Give a verbatim copy of the lines below, minus the pictures.

-.-.-

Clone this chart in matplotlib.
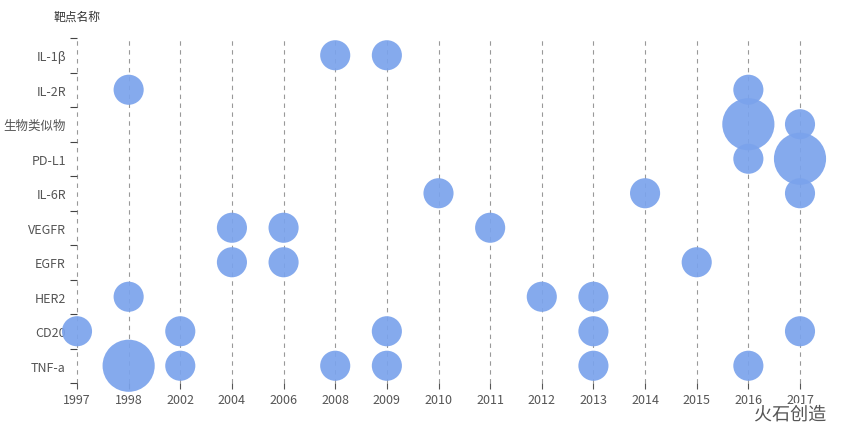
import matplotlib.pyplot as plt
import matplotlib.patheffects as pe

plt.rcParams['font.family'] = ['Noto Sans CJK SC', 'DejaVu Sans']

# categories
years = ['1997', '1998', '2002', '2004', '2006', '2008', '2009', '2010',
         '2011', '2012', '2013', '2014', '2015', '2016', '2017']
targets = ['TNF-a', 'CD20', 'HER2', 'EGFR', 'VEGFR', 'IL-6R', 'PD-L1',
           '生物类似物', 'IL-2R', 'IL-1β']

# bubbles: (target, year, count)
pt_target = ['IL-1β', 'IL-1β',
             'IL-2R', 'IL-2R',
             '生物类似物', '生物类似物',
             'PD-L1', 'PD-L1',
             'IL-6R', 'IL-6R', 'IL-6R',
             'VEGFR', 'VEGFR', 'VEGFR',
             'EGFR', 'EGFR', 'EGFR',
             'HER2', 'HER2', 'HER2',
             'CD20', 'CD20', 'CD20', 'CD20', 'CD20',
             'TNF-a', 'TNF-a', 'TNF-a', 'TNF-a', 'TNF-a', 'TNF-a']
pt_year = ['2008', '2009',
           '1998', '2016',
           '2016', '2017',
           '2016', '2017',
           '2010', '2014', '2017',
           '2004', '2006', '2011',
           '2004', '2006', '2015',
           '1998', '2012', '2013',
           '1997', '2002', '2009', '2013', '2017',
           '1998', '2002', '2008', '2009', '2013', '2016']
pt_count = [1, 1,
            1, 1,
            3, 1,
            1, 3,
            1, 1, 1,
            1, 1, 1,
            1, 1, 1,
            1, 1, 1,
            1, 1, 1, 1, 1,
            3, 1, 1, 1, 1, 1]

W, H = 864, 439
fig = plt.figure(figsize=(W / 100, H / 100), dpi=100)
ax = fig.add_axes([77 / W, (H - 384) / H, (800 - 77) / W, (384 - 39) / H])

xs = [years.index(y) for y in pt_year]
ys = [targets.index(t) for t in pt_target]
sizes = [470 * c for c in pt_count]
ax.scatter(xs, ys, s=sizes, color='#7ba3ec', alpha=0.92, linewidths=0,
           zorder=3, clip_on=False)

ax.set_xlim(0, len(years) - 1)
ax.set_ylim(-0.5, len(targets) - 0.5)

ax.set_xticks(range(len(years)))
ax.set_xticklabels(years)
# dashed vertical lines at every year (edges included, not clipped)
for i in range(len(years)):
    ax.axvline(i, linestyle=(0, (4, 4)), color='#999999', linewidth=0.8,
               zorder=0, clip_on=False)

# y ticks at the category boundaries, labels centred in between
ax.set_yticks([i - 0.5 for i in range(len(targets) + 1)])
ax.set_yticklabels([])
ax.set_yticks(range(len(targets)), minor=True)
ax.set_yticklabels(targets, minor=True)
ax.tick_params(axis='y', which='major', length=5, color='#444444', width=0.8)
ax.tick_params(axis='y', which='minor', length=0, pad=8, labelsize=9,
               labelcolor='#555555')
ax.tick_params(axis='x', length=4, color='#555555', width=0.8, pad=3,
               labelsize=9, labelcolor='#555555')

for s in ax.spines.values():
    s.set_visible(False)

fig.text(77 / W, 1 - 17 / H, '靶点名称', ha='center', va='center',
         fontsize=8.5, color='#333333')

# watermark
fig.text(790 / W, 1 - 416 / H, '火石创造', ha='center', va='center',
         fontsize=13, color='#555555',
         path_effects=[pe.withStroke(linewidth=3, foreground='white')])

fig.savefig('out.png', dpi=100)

-.-.-

__The answer__
Clone this chart in matplotlib.
import matplotlib.pyplot as plt
import matplotlib.patheffects as pe

plt.rcParams['font.family'] = ['Noto Sans CJK SC', 'DejaVu Sans']

# categories
years = ['1997', '1998', '2002', '2004', '2006', '2008', '2009', '2010',
         '2011', '2012', '2013', '2014', '2015', '2016', '2017']
targets = ['TNF-a', 'CD20', 'HER2', 'EGFR', 'VEGFR', 'IL-6R', 'PD-L1',
           '生物类似物', 'IL-2R', 'IL-1β']

# bubbles: (target, year, count)
pt_target = ['IL-1β', 'IL-1β',
             'IL-2R', 'IL-2R',
             '生物类似物', '生物类似物',
             'PD-L1', 'PD-L1',
             'IL-6R', 'IL-6R', 'IL-6R',
             'VEGFR', 'VEGFR', 'VEGFR',
             'EGFR', 'EGFR', 'EGFR',
             'HER2', 'HER2', 'HER2',
             'CD20', 'CD20', 'CD20', 'CD20', 'CD20',
             'TNF-a', 'TNF-a', 'TNF-a', 'TNF-a', 'TNF-a', 'TNF-a']
pt_year = ['2008', '2009',
           '1998', '2016',
           '2016', '2017',
           '2016', '2017',
           '2010', '2014', '2017',
           '2004', '2006', '2011',
           '2004', '2006', '2015',
           '1998', '2012', '2013',
           '1997', '2002', '2009', '2013', '2017',
           '1998', '2002', '2008', '2009', '2013', '2016']
pt_count = [1, 1,
            1, 1,
            3, 1,
            1, 3,
            1, 1, 1,
            1, 1, 1,
            1, 1, 1,
            1, 1, 1,
            1, 1, 1, 1, 1,
            3, 1, 1, 1, 1, 1]

W, H = 864, 439
fig = plt.figure(figsize=(W / 100, H / 100), dpi=100)
ax = fig.add_axes([77 / W, (H - 384) / H, (800 - 77) / W, (384 - 39) / H])

xs = [years.index(y) for y in pt_year]
ys = [targets.index(t) for t in pt_target]
sizes = [470 * c for c in pt_count]
ax.scatter(xs, ys, s=sizes, color='#7ba3ec', alpha=0.92, linewidths=0,
           zorder=3, clip_on=False)

ax.set_xlim(0, len(years) - 1)
ax.set_ylim(-0.5, len(targets) - 0.5)

ax.set_xticks(range(len(years)))
ax.set_xticklabels(years)
# dashed vertical lines at every year (edges included, not clipped)
for i in range(len(years)):
    ax.axvline(i, linestyle=(0, (4, 4)), color='#999999', linewidth=0.8,
               zorder=0, clip_on=False)

# y ticks at the category boundaries, labels centred in between
ax.set_yticks([i - 0.5 for i in range(len(targets) + 1)])
ax.set_yticklabels([])
ax.set_yticks(range(len(targets)), minor=True)
ax.set_yticklabels(targets, minor=True)
ax.tick_params(axis='y', which='major', length=5, color='#444444', width=0.8)
ax.tick_params(axis='y', which='minor', length=0, pad=8, labelsize=9,
               labelcolor='#555555')
ax.tick_params(axis='x', length=4, color='#555555', width=0.8, pad=3,
               labelsize=9, labelcolor='#555555')

for s in ax.spines.values():
    s.set_visible(False)

fig.text(77 / W, 1 - 17 / H, '靶点名称', ha='center', va='center',
         fontsize=8.5, color='#333333')

# watermark
fig.text(790 / W, 1 - 416 / H, '火石创造', ha='center', va='center',
         fontsize=13, color='#555555',
         path_effects=[pe.withStroke(linewidth=3, foreground='white')])

fig.savefig('out.png', dpi=100)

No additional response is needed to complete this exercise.